The Center for the Arts was both a huge challenge and a significant accomplishment, she adds. Built to help create a healthier and stronger downtown economy, all while supporting local businesses and bringing in tourists, the Center’s planned venue for plays, music, and community events is geared for success.
Local challenges include housing, of course, adds Hannum. “But I think, for us, we have done a really good job of streamlining the process to build new housing. We’ve worked really hard to make that as smooth as possible and still provide the safety and infrastructure, all of those things that are required,” she says. “I think housing is huge, but it has been a good accomplishment. We have about 2,000 units that have been approved to build right now, and we have maybe 3,000 elsewhere in the process as well.”
However, the city has also seen spectators that go through the process and then want to sell their entitlements, so they’ve been sitting on those approvals. “If we can get developers that actually want to build, that would be good. I think housing is an issue everywhere; it’s crazy, so we really tried to make it easy. We would love to recruit new developers who actually want to do the project.”

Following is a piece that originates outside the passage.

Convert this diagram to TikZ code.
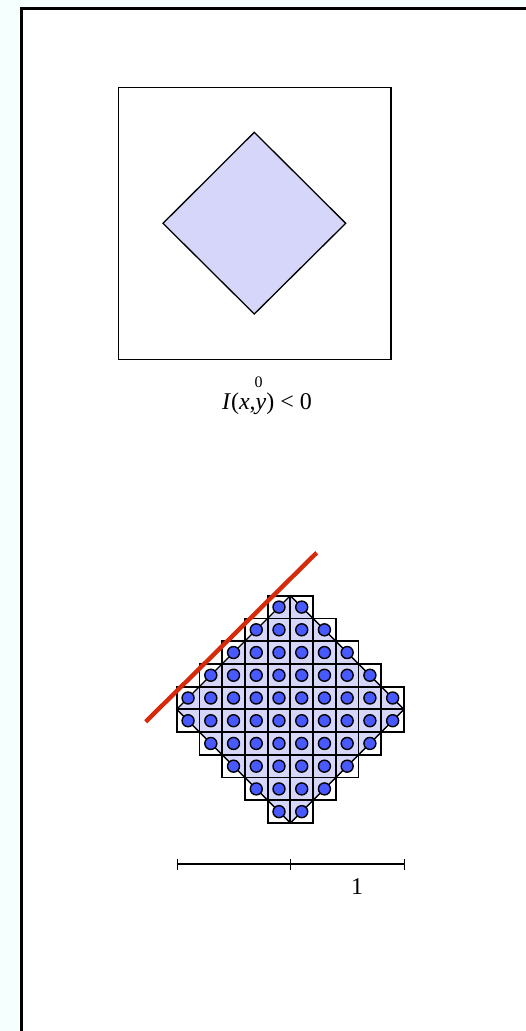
\documentclass[tikz,border=0pt]{standalone}
\usepackage{fontspec}
\setmainfont{Liberation Serif}
\definecolor{bgcyan}{RGB}{245,255,253}
\definecolor{lav}{RGB}{214,214,250}
\definecolor{dotblue}{RGB}{72,90,255}
\definecolor{redline}{RGB}{213,43,10}
\tikzset{
  frame/.style={line width=3pt, fill=white},
  box/.style={line width=1.5pt},
  lavshape/.style={draw=black, line width=1.3pt, fill=lav},
  cell/.style={draw=black, line width=1.8pt},
  dot/.style={draw=black, line width=1.4pt, fill=dotblue},
  bar/.style={line width=1.3pt},
  big/.style={font=\fontsize{24}{28}\selectfont, inner sep=0pt},
  small/.style={font=\fontsize{16}{18}\selectfont, inner sep=0pt}
}
\begin{document}
\begin{tikzpicture}[x=1pt,y=-1pt]
\useasboundingbox (0,0) rectangle (525,1031);
\fill[bgcyan] (0,0) rectangle (525,1031);
\draw[frame] (21.5,8) rectangle (560,1060);
% upper panel
\draw[box] (118.3,87.3) rectangle (391,359.3);
\draw[lavshape] (254.3,132.3) -- (345.7,223.3) -- (254.3,314) -- (163,223.3) -- cycle;
\node[small] (zero) at (258.7,382) {0};
\node[big] (ineq) at (267,404) {\textit{I}(\textit{x},\textit{y}) < 0};
% lower panel
\def\cs{22.73}
\def\xo{176.7}
\def\yo{595.7}
\fill[lav] (290.35,595.7) -- (404,709.35) -- (290.35,823) -- (176.7,709.35) -- cycle;
\draw[line width=1.3pt] (290.35,595.7) -- (404,709.35) -- (290.35,823) -- (176.7,709.35) -- cycle;
\foreach \r/\a/\b in {0/4/5,1/3/6,2/2/7,3/1/8,4/0/9,5/0/9,6/1/8,7/2/7,8/3/6,9/4/5} {
  \foreach \c in {\a,...,\b} {
    \draw[cell] ({\xo+\c*\cs},{\yo+\r*\cs}) rectangle +(\cs,\cs);
  }
}
\foreach \r/\a/\b in {0/4/5,1/3/6,2/2/7,3/1/8,4/0/9,5/0/9,6/1/8,7/2/7,8/3/6,9/4/5} {
  \foreach \c in {\a,...,\b} {
    \draw[dot] ({\xo+(\c+0.5)*\cs},{\yo+(\r+0.5)*\cs}) circle (6);
  }
}
\coordinate (r1) at (145.7,721.7);
\coordinate (r2) at (316.7,552.7);
\draw[redline, line width=4.4pt] (r1) -- (r2);
% scale bar
\coordinate (s0) at (177.3,864);
\coordinate (s1) at (290.7,864);
\coordinate (s2) at (404.3,864);
\draw[bar] (s0) -- (s2);
\foreach \p in {s0,s1,s2} \draw[bar] ([yshift=-5.5pt]\p) -- ([yshift=5.5pt]\p);
\node[big] (one) at (357,887) {1};
\end{tikzpicture}
\end{document}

With everything Nashua has to offer, there’s no doubt developers will continue to gravitate toward a location dedicated to not only improvement for its residents, but for businesses and local culture as well.
“Along with our smaller businesses, we have lots of really strong industry happening in town,” says Hannum. “We’re doing a lot of huge public improvement processes with the riverfront, which is a 20-year process. We’ve been investing quite a bit in making this a better place to be and I think we’re building a lot of momentum at the moment.”